Another update from RFE/RL's news desk:
Russian citizens will need passports to enter Ukraine as of March 1, a change that reflects severe tensions between the neighbors amid an armed conflict in eastern Ukraine.
On February 3, Ukrainian Prime Minister Arseniy Yatsenyuk signed a decree supporting a government resolution on the issue adopted on January 30.
Since the 1991 collapse of the Soviet Union, Russian citizens have been able to enter Ukraine using domestic identification documents known as internal passports.
Yatsenyuk told the government that Ukraine must "adopt European rules for crossing the state border, including for citizens of the Russian Federation."
Russia seized control of Ukraine's Crimea region in March, and Kyiv says Moscow has sent thousands of troops across the border to fight alongside separatists in a conflict that has killed more than 5,350 people in eastern Ukraine since April.
(UNIAN, kmu.gov.ua)
From RFE/RL's News Desk:
NATO says Secretary-General Jens Stoltenberg will soon meet with Russian Foreign Minister Sergei Lavrov for the first time since Stoltenberg became chief of the Western alliance on October 1.

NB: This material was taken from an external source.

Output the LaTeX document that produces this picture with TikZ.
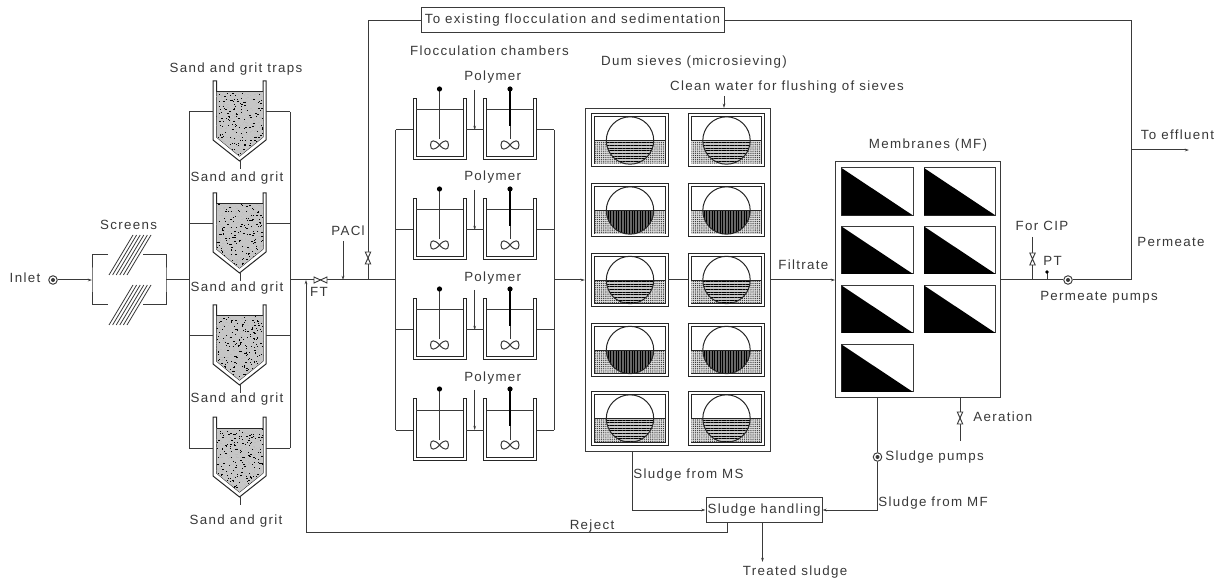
\documentclass[tikz,border=0pt]{standalone}
\usepackage{fontspec}
\setmainfont[LetterSpace=10]{Liberation Sans}
\usetikzlibrary{arrows.meta,patterns.meta}
\definecolor{ln}{HTML}{3A3A3A}
\tikzset{
  pipe/.style={draw=ln,line width=0.75pt},
  flow/.style={pipe,-{Stealth[length=3.2pt,width=2pt]}},
  lbl/.style={inner sep=0pt,text=black!78,font=\fontsize{10pt}{12pt}\selectfont},
  boxnode/.style={draw=ln,line width=0.75pt,fill=white,inner sep=0pt},
  pumpnode/.style={circle,draw=ln,line width=0.7pt,minimum size=6.4pt,inner sep=0pt,fill=white,path picture={\fill[ln] (path picture bounding box.center) circle (1.5pt);}},
  valve/.style={draw=ln,line width=0.7pt,fill=white},
  wall/.style={draw=black!85,line width=0.75pt},
}
\newcommand{\sandtrap}[2]{%
  \begin{scope}[shift={(#1,#2)}]
    \draw[wall] (0,0) -- (0,59) -- (26.5,80) -- (53,59) -- (53,0) -- (50,0) -- (50,56) -- (26.5,75) -- (3.5,56) -- (3.5,0) -- cycle;
    \begin{scope}
      \clip (3.5,11) -- (3.5,56) -- (26.5,75) -- (50,56) -- (50,11) -- cycle;
      \fill[gray!45] (0,0) rectangle (53,80);
      \foreach \k in {1,...,420}{
        \pgfmathsetmacro{\xa}{3+47*rnd}\pgfmathsetmacro{\ya}{11+64*rnd}
        \pgfmathsetmacro{\cc}{rnd>0.42?25:100}
        \fill[black!\cc!white] (\xa,\ya) rectangle ++(1.3,0.9);
      }
    \end{scope}
    \draw[wall] (3.5,11) -- (50,11);
  \end{scope}}
\newcommand{\mixer}[2]{%
  \begin{scope}[shift={(#1,#2)}]
    \draw[wall] (0,0) -- (0,61.5) -- (53,61.5) -- (53,0) -- (50,0) -- (50,58.5) -- (3,58.5) -- (3,0) -- cycle;
    \draw[pipe] (3,11.5) -- (50,11.5);
    \draw[pipe] (26.5,-9.5) -- (26.5,41);
    \fill[black] (26.5,-9.5) circle (2.6);
    \draw[pipe] (26.5,46.5) .. controls (22,41) and (17.5,41) .. (17.5,46.5) .. controls (17.5,52) and (22,52) .. (26.5,46.5) .. controls (31,41) and (35.5,41) .. (35.5,46.5) .. controls (35.5,52) and (31,52) .. (26.5,46.5);
  \end{scope}}
\newcommand{\sieve}[4]{%
  \begin{scope}[shift={(#1,#2)}]
    \draw[wall,fill=white] (0,0) rectangle (76.5,53);
    \draw[wall] (3,3) rectangle (73.5,50);
    \fill[gray!25] (3.4,26.7) rectangle (73.1,49.6);
    \fill[pattern={Dots[distance=1.6pt,radius=0.5pt]},pattern color=black!80] (3.4,26.7) rectangle (73.1,49.6);
    \begin{scope}
      \clip (3,26.7) rectangle (73.5,50);
      \fill[#3] (38.5,26.5) circle (23.7);
      \fill[pattern={Lines[angle=#4,distance=2pt,line width=0.5pt]},pattern color=black] (38.5,26.5) circle (23.7);
    \end{scope}
    \draw[wall] (3,26.7) -- (73.5,26.7);
    \draw[wall] (38.5,26.5) circle (23.7);
  \end{scope}}
\newcommand{\panel}[2]{%
  \begin{scope}[shift={(#1,#2)}]
    \draw[draw=ln,line width=0.75pt,fill=white] (0,0) rectangle (71.5,47.5);
    \fill[black] (0,0) -- (0,47.5) -- (71.5,47.5) -- cycle;
  \end{scope}}
\newcommand{\vvalve}[2]{\draw[valve] (#1-2.7,#2-6) -- (#1+2.7,#2-6) -- (#1-2.7,#2+6) -- (#1+2.7,#2+6) -- cycle;}
\begin{document}
\begin{tikzpicture}[x=0.75pt,y=-0.75pt]
\useasboundingbox (0,0) rectangle (1223,580);
\pgfmathsetseed{42}
\coordinate (scrL) at (92,280);
\coordinate (scrR) at (166,280);
\coordinate (busL) at (189,280);
\coordinate (busR) at (290,280);
\coordinate (rej) at (306,280);
\coordinate (paclJ) at (343,280);
\coordinate (bypJ) at (368,280);
\coordinate (flL) at (395.5,280);
\coordinate (flR) at (554,280);
\coordinate (perm) at (1131,280);
\coordinate (cipJ) at (1032.5,280);
\coordinate (ptJ) at (1047,280);
\node[boxnode,minimum width=227.25pt,minimum height=18.75pt,lbl] (top) at (572.5,20.5) {To existing flocculation and sedimentation};
\node[boxnode,minimum width=139pt,minimum height=257pt] (msbox) at (678,279.75) {};
\node[boxnode,minimum width=124pt,minimum height=177pt] (mfbox) at (918.25,280) {};
\node[boxnode,minimum width=87pt,minimum height=18.4pt,lbl] (sh) at (764,510) {Sludge handling};
\node[pumpnode] (inpump) at (53,280) {};
\draw[flow] (inpump) -- (scrL);
\draw[pipe] (108,255) -| (scrL) |- (108,305);
\draw[pipe] (143,255) -| (scrR) |- (143,305);
\foreach \d in {0,3.6,7.2,10.8,14.4,18}{
  \draw[pipe,line width=0.6pt] (109+\d,275) -- (133+\d,235);
  \draw[pipe,line width=0.6pt] (109+\d,325) -- (133+\d,285);
}
\draw[pipe] (scrR) -- (busL);
\foreach \y in {81,193,305,417}{
  \sandtrap{213}{\y}
  \draw[pipe] (240,\y+80) -- (240,\y+88);
  \draw[pipe] (189,\y+31) -- (213,\y+31);
  \draw[pipe] (266,\y+31) -- (290,\y+31);
}
\draw[pipe] (189,112) -- (189,448);
\draw[pipe] (290,112) -- (290,448);
\draw[pipe] (busR) -- (flL);
\draw[valve] (314,277) -- (314,283) -- (327,277) -- (327,283) -- cycle;
\coordinate (paclT) at (343,241);
\draw[flow] (paclT) -- (paclJ);
\draw[pipe] (bypJ) |- (top.west);
\vvalve{368}{258}
\foreach \y [count=\i] in {0,100,200,300}{
  \mixer{413}{98.5+\y}
  \mixer{483.5}{98.5+\y}
  \draw[pipe] (395.5,130+\y) -- (413,130+\y);
  \draw[pipe] (466,130+\y) -- (483.5,130+\y);
  \draw[pipe] (536.5,130+\y) -- (554,130+\y);
  \draw[flow] (474.7,90+\y) -- (474.7,130+\y);
  \draw[draw=black,line width=1.1pt] (510,89+\y) -- (510,126+\y);
}
\draw[pipe] (395.5,130) -- (395.5,430);
\draw[pipe] (554,130) -- (554,430);
\draw[flow] (flR) -- (msbox.west |- flR);
\sieve{591.5}{114}{gray!45}{0}
\sieve{688}{114}{gray!45}{0}
\sieve{591.5}{184}{black!60}{90}
\sieve{688}{184}{black!60}{90}
\sieve{591.5}{253.5}{gray!45}{0}
\sieve{688}{253.5}{gray!45}{0}
\sieve{591.5}{323.5}{black!60}{90}
\sieve{688}{323.5}{black!60}{90}
\sieve{591.5}{392}{gray!45}{0}
\sieve{688}{392}{gray!45}{0}
\draw[pipe] (668,280) -- (688,280);
\coordinate (cleanT) at (724,96);
\draw[flow] (cleanT) -- (cleanT |- msbox.north);
\draw[flow] (632,451) |- (sh.west);
\draw[flow] (762.5,522) -- (762.5,562);
\draw[flow] (727,522) |- (rej |- 0,532.5) -- (rej);
\node[pumpnode] (spump) at (877.5,457) {};
\draw[pipe] (877.5,398.5) -- (spump);
\draw[flow] (spump) |- (sh.east);
\draw[flow] (msbox.east |- flR) -- (mfbox.west |- flR);
\panel{841.5}{168}\panel{924}{168}
\panel{841.5}{226.5}\panel{924}{226.5}
\panel{841.5}{285.5}\panel{924}{285.5}
\panel{841.5}{344.5}
\coordinate (aerB) at (960,441);
\draw[pipe] (aerB) -- (aerB |- mfbox.south);
\vvalve{960}{418}
\node[pumpnode] (ppump) at (1068,280) {};
\draw[pipe] (mfbox.east |- perm) -- (ppump) -- (perm);
\coordinate (cipT) at (1032.5,237);
\draw[pipe] (cipT) -- (cipJ);
\vvalve{1032.5}{259}
\coordinate (ptT) at (1047,272);
\draw[pipe] (ptT) -- (ptJ);
\fill[black] (ptT) circle (1.8);
\coordinate (eff) at (1189,150);
\draw[pipe] (top.east) -| (perm);
\draw[flow] (1131,150) -- (eff);
\node[lbl] (t1) at (25,278) {Inlet};
\node[lbl] (t2) at (128.5,225) {Screens};
\node[lbl] (t3) at (236,69) {Sand and grit traps};
\node[lbl] (t4) at (237,178) {Sand and grit};
\node[lbl] (t5) at (237,288) {Sand and grit};
\node[lbl] (t6) at (237,399) {Sand and grit};
\node[lbl] (t7) at (236,521) {Sand and grit};
\node[lbl] (t8) at (319,292) {FT};
\node[lbl] (t9) at (348,231) {PACl};
\node[lbl] (t10) at (489.5,51) {Flocculation chambers};
\foreach \y [count=\i] in {77,177.5,278,378}{
  \node[lbl] (poly\i) at (492.7,\y) {Polymer};
}
\node[lbl] (t11) at (694,62) {Dum sieves (microsieving)};
\node[lbl] (t12) at (787,87) {Clean water for flushing of sieves};
\node[lbl,anchor=west] (t13) at (778,265) {Filtrate};
\node[lbl] (t14) at (928,145) {Membranes (MF)};
\node[lbl] (t15) at (1042,226) {For CIP};
\node[lbl,anchor=west] (t16) at (1043,261) {PT};
\node[lbl] (t17) at (1099,297) {Permeate pumps};
\node[lbl] (t18) at (1171,242) {Permeate};
\node[lbl] (t19) at (1177.5,135) {To effluent};
\node[lbl,anchor=west] (t20) at (973,417) {Aeration};
\node[lbl,anchor=west] (t21) at (885,457) {Sludge pumps};
\node[lbl,anchor=west] (t22) at (878,503) {Sludge from MF};
\node[lbl,anchor=west] (t23) at (633,475) {Sludge from MS};
\node[lbl] (t24) at (592,526) {Reject};
\node[lbl] (t25) at (795,572) {Treated sludge};
\end{tikzpicture}
\end{document}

NATO spokeswoman Oana Lungescu said on February 3 that Stoltenberg and Lavrov will hold bilateral talks during a three-day annual security conference in Munich that begins on February 6.

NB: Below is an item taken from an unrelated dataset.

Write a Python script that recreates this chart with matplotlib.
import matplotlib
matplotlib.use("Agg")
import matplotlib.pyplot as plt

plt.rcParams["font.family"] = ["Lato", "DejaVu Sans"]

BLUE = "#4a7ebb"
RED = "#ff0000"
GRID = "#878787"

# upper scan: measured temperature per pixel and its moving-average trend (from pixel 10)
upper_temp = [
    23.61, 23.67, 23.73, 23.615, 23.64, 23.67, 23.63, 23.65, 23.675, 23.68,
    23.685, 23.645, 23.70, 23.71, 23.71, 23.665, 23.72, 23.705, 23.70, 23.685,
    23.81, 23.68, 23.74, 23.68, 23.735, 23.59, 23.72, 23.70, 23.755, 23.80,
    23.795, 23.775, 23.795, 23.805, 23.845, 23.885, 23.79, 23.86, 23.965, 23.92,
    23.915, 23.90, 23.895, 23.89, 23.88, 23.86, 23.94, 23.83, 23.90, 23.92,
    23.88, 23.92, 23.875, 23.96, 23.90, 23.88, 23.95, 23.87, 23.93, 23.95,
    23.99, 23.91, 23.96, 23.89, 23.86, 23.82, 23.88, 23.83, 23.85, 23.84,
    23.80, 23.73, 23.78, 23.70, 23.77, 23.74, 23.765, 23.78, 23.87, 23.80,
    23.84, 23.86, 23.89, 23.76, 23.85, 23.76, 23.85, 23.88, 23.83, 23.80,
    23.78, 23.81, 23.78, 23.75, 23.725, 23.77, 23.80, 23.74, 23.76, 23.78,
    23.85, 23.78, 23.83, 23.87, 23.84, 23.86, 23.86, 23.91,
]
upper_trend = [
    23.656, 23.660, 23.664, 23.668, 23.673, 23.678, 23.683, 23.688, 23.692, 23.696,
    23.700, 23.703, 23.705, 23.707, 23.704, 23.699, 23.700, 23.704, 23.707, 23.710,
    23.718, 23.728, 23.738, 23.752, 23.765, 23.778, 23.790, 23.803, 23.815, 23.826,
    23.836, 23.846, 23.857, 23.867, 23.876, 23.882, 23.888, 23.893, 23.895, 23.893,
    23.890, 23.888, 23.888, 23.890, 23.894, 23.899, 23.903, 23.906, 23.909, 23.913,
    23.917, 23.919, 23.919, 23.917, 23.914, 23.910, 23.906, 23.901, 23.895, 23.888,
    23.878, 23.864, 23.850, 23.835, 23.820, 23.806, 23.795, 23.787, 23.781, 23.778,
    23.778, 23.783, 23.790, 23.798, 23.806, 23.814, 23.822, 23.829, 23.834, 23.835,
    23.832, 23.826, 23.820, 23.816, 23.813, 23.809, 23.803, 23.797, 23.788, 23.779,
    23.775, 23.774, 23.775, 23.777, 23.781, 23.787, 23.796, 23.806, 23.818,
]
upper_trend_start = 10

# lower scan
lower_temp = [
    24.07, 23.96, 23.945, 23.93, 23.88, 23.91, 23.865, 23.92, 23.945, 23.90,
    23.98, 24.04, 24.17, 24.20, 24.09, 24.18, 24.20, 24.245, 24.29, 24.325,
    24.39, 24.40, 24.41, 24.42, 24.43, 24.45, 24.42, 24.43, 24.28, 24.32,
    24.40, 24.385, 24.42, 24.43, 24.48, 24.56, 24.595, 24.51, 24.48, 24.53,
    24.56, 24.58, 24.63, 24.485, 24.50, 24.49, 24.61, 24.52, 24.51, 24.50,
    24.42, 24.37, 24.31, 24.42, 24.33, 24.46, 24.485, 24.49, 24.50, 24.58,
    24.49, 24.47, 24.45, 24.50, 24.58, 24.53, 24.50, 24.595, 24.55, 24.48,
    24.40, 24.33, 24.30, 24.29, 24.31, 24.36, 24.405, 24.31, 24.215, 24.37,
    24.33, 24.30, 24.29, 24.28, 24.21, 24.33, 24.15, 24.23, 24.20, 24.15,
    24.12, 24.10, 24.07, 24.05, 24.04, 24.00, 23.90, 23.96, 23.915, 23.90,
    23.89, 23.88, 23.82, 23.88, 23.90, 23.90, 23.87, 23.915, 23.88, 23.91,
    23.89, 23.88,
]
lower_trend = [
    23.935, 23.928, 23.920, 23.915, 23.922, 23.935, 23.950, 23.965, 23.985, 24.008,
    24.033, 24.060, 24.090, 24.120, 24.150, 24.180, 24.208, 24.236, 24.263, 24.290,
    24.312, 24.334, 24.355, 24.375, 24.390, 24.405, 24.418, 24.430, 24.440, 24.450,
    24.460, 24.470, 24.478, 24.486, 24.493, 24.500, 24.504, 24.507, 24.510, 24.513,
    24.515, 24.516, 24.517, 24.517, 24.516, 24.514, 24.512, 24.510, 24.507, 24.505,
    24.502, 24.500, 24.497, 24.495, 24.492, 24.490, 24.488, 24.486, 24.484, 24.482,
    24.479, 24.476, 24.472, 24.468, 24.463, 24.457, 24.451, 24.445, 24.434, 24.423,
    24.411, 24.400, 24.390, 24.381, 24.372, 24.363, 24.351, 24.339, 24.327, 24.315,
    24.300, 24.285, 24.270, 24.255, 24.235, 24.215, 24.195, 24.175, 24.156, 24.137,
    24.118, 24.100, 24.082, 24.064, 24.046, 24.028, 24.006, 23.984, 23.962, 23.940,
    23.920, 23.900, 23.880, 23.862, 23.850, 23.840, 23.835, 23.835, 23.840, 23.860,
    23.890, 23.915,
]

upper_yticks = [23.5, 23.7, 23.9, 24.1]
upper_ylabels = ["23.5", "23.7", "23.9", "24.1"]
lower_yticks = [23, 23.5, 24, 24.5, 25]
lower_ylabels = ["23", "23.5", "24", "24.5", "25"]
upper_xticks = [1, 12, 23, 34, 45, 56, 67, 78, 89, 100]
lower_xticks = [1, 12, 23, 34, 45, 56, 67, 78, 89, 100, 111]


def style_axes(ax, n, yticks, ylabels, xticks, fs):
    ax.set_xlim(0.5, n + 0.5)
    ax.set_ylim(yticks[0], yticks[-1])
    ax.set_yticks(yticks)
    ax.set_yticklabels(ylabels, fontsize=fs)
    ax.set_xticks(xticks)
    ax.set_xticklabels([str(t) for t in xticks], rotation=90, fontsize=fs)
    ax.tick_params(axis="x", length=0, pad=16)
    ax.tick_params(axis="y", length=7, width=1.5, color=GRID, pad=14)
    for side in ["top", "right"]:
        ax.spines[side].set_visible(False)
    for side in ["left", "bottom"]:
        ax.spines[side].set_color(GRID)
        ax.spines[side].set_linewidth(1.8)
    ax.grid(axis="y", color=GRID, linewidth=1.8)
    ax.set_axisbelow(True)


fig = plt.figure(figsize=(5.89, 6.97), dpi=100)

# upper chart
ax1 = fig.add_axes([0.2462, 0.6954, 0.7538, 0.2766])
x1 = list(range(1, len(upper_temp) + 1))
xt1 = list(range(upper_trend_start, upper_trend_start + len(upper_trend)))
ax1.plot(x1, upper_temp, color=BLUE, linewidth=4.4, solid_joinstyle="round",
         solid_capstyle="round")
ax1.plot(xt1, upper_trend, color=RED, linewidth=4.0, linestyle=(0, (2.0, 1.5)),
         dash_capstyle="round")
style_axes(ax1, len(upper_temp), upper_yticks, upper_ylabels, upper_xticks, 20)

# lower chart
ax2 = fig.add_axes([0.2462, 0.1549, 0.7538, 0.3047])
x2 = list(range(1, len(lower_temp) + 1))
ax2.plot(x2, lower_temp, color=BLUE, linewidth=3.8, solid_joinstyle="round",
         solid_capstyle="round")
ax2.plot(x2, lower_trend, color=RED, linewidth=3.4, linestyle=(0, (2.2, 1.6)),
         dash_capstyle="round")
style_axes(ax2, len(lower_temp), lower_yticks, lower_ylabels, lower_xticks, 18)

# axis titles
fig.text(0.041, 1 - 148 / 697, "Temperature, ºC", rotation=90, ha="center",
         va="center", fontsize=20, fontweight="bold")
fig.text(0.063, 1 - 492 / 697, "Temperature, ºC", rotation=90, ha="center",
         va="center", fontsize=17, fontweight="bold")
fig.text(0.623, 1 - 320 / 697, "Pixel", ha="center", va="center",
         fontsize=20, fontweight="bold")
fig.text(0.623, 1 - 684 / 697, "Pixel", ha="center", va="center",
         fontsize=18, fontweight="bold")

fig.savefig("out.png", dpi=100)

Russia's annexation of Crimea and the conflict in Ukraine have brought tensions between Russia and NATO to their highest point since the Cold War.
The fighting has escalated in recent weeks and the United Nations said on February 3 that at least 5,358 people have been killed in the conflict since it erupted in April.

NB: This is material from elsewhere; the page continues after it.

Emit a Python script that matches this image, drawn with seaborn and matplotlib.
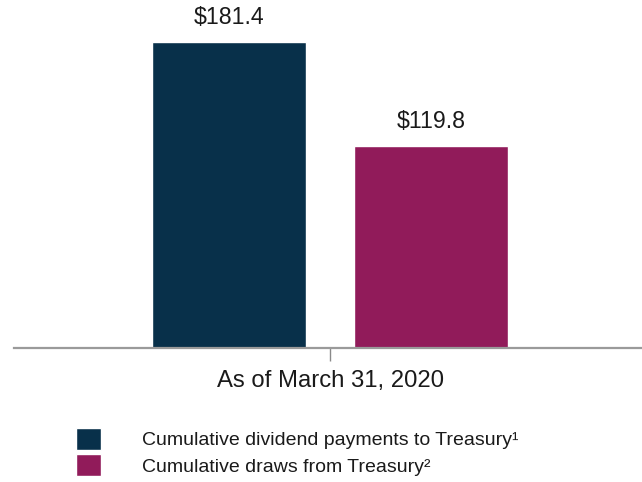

Stoltenberg will also hold bilateral meetings with Ukrainian President Petro Poroshenko and others attending the conference.
Just in from RFE/RL's News Desk:
Ukrainian officials have denied claims by pro-Russian separatists in the eastern Luhansk region that they have shot down two Ukrainian military jets.
A spokesman for Ukraine's military, Oleksandr Motuzyanyk, rejected the claims on February 3, saying separatists "had not shot down any Ukrainian plane, either today or yesterday."
Motuzyanyk's statement came hours after the leader of the self-proclaimed Luhansk People's Republic, Igor Plotnitsky, claimed forces under his control downed a Ukrainian SU-25 jet, which is used to provide close air support for ground troops.
Plotnitsky said the pilot ejected before the plane crashed near the town of Irmino.
Earlier, pro-Russian separatists who control parts of the eastern region of Donetsk claimed they shot down another Ukrainian military plane near the government-controlled town of Debaltseve.
VIDEO: The town of Debaltseve has been caught in the crossfire between Ukrainian military forces and separatist fighters for more than two weeks. Many residents have fled, and those who remain are struggling to survive as food supplies dwindle and the fighting draws closer. (Produced by Zinaida Burskaya for RFE/RL's Current Time program)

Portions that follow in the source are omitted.